The Phoebe A. Hearst Museum of Anthropology has been closed since May.
“It’s just sort of desolate and abandoned. All the human remains, there were probably 10,000 to 12,000, maybe more, are all there. I mean, I don’t want to go into that museum. I don’t want to go into the corridor beside it,” he said.
Platt was a Berkeley professor in the 1960s in a department that was later closed. He is incensed by the way Cal indexes its public relations on the radical social movements of that era.
“The university thinks it invented free speech,” he said, pointing to accounts in his book. “They have been suppressing it since the 1930s.”
The university thinks it invented free speech. They have been suppressing it since the 1930s.
Tony platt, author and scholar
Chemerinsky defended Cal, pointing to the social benefits of having a major research center in Berkeley, that it was an engine for social mobility. He mentioned the law school’s establishment of an Indigenous Law and Justice Center, an education and outreach program.
“I think the key with any university is to have faculty working in the area,” Chemerinsky said.
Platt disagreed that administration is acting in good faith, but he said some of them had reached out to him. There is a current search for a new chancellor, and they wanted his perspective on the way forward.
“I’m realistic that having a few meetings with people about it is not going to make that kind of change,” he said, still suspicious of the university’s corporate approach to damage control. “But you look for what little openings you can find and then you try to keep the door open.”

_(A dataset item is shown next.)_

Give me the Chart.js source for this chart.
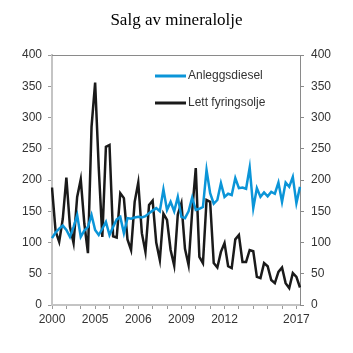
<!DOCTYPE html>
<html>
<head>
<meta charset="utf-8">
<script src="https://cdn.jsdelivr.net/npm/chart.js@4/dist/chart.umd.min.js"></script>
<style>
  html, body { margin: 0; padding: 0; background: #fff; }
  #wrap { width: 353px; height: 353px; }
</style>
</head>
<body>
<div id="wrap"><canvas id="salg" width="353" height="353"></canvas></div>
<script>
// kvartalsdata 2000K1 - 2017K2
const startYear = 2000;
const quarters = Array.from({ length: 70 }, (_, i) => `${startYear + Math.floor(i / 4)}K${(i % 4) + 1}`);

const anleggsdiesel = [
  107, 116, 122, 127, 120, 109, 125, 144, 109, 119, 125, 144,
  120, 112, 122, 133, 112, 125, 137, 141, 115, 139, 138, 140,
  141, 140, 142, 147, 151, 155, 150, 185, 152, 165, 150, 173,
  141, 139, 150, 172, 152, 154, 157, 216, 179, 162, 168, 195,
  173, 178, 176, 203, 187, 188, 186, 220, 155, 187, 173, 180,
  174, 181, 178, 196, 165, 196, 189, 205, 163, 189,
];

const lettFyringsolje = [
  188, 118, 101, 138, 204, 125, 99, 173, 201, 130, 83, 285,
  356, 220, 109, 253, 256, 110, 108, 179, 171, 105, 88, 165,
  196, 115, 85, 160, 167, 100, 72, 146, 136, 88, 63, 145,
  163, 90, 64, 150, 219, 77, 67, 168, 165, 67, 60, 85,
  99, 62, 59, 105, 112, 69, 69, 88, 86, 45, 43, 67,
  62, 40, 35, 53, 60, 35, 27, 51, 45, 28,
];

// årstall som står under aksen (som i originalen)
const xTickIndex = [0, 12, 24, 36, 48, 68];
const xTickLabels = ['2000', '2005', '2006', '2009', '2012', '2017'];

const seriesNames = ['Anleggsdiesel', 'Lett fyringsolje'];
const seriesColors = ['#0b95d8', '#1a1a1a'];

const tickFont = { family: 'Liberation Sans, Arial, sans-serif', size: 12 };

const frameAndLegend = {
  id: 'frameAndLegend',
  afterDatasetsDraw(chart) {
    const { ctx, chartArea } = chart;
    ctx.save();
    // toppkant
    ctx.strokeStyle = '#8a8a8a';
    ctx.lineWidth = 1;
    ctx.beginPath();
    ctx.moveTo(chartArea.left, chartArea.top + 0.5);
    ctx.lineTo(chartArea.right, chartArea.top + 0.5);
    ctx.stroke();

    // tegnforklaring inne i plottet
    const legendX = 155;
    const rows = [76, 103];
    ctx.font = '12px Liberation Sans, Arial, sans-serif';
    ctx.textBaseline = 'middle';
    chart.data.datasets.forEach((ds, i) => {
      ctx.strokeStyle = ds.borderColor;
      ctx.lineWidth = 3;
      ctx.beginPath();
      ctx.moveTo(legendX, rows[i]);
      ctx.lineTo(legendX + 31, rows[i]);
      ctx.stroke();
      ctx.fillStyle = '#333';
      ctx.fillText(ds.label, legendX + 33, rows[i]);
    });
    ctx.restore();
  },
};

const ctx = document.getElementById('salg').getContext('2d');
const salgChart = new Chart(ctx, {
  type: 'line',
  data: {
    labels: quarters,
    datasets: [
      {
        label: seriesNames[0],
        data: anleggsdiesel,
        borderColor: seriesColors[0],
        borderWidth: 2.5,
        pointRadius: 0,
        tension: 0,
      },
      {
        label: seriesNames[1],
        data: lettFyringsolje,
        borderColor: seriesColors[1],
        borderWidth: 2.5,
        pointRadius: 0,
        tension: 0,
      },
    ],
  },
  options: {
    responsive: false,
    animation: false,
    layout: { padding: 0 },
    scales: {
      x: {
        type: 'category',
        offset: false,
        afterFit: (scale) => { scale.height = 48; },
        grid: {
          drawOnChartArea: false,
          tickLength: 4,
          tickColor: (c) => (c.index % 4 === 0 ? '#9a9a9a' : 'rgba(0,0,0,0)'),
        },
        border: { color: '#c4c4c4', width: 2 },
        ticks: {
          autoSkip: false,
          maxRotation: 0,
          padding: 3,
          color: '#333',
          font: tickFont,
          callback: (val, index) => {
            const k = xTickIndex.indexOf(index);
            return k >= 0 ? xTickLabels[k] : '';
          },
        },
      },
      y: {
        position: 'left',
        min: 0,
        max: 400,
        afterFit: (scale) => { scale.width = 52; },
        grid: { drawOnChartArea: false, tickLength: 4, tickColor: '#9a9a9a' },
        border: { color: '#c4c4c4', width: 2 },
        ticks: { stepSize: 50, padding: 6, color: '#333', font: tickFont },
      },
      y2: {
        position: 'right',
        min: 0,
        max: 400,
        afterFit: (scale) => { scale.width = 53; },
        grid: { drawOnChartArea: false, tickLength: 4, tickColor: '#8a8a8a' },
        border: { color: '#8a8a8a', width: 1 },
        ticks: { stepSize: 50, padding: 7, color: '#333', font: tickFont },
      },
    },
    plugins: {
      legend: { display: false },
      tooltip: { enabled: false },
      title: {
        display: true,
        text: 'Salg av mineralolje',
        color: '#000',
        font: { family: 'Liberation Serif, Times New Roman, serif', size: 17, weight: 'normal' },
        padding: { top: 10, bottom: 24.6 },
      },
    },
  },
  plugins: [frameAndLegend],
});
</script>
</body>
</html>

The book was published on Aug. 29. One week later, on Sept. 5, the book and author were the subject of a Berkeley public event. It was held at The American Cultures Center, a multi-discipline multi-cultural program that began in 1989 at the arc of the rise of post-colonial theory.
“Please join us as Tony Platt gives the first-ever public talk about his latest publication” the event page read. “Discover untold stories behind UC Berkeley’s past. Light refreshments will be served.”
Correction: This story has been updated to accurately reflect Tony Platt’s affiliation as a scholar of the UC Berkeley Center for the Study of Law and Society, not the Ph.D. program. Additionally, the investment in the university was solely made by Phoebe Hearst, using her inheritance from George Hearst. We appreciate your understanding.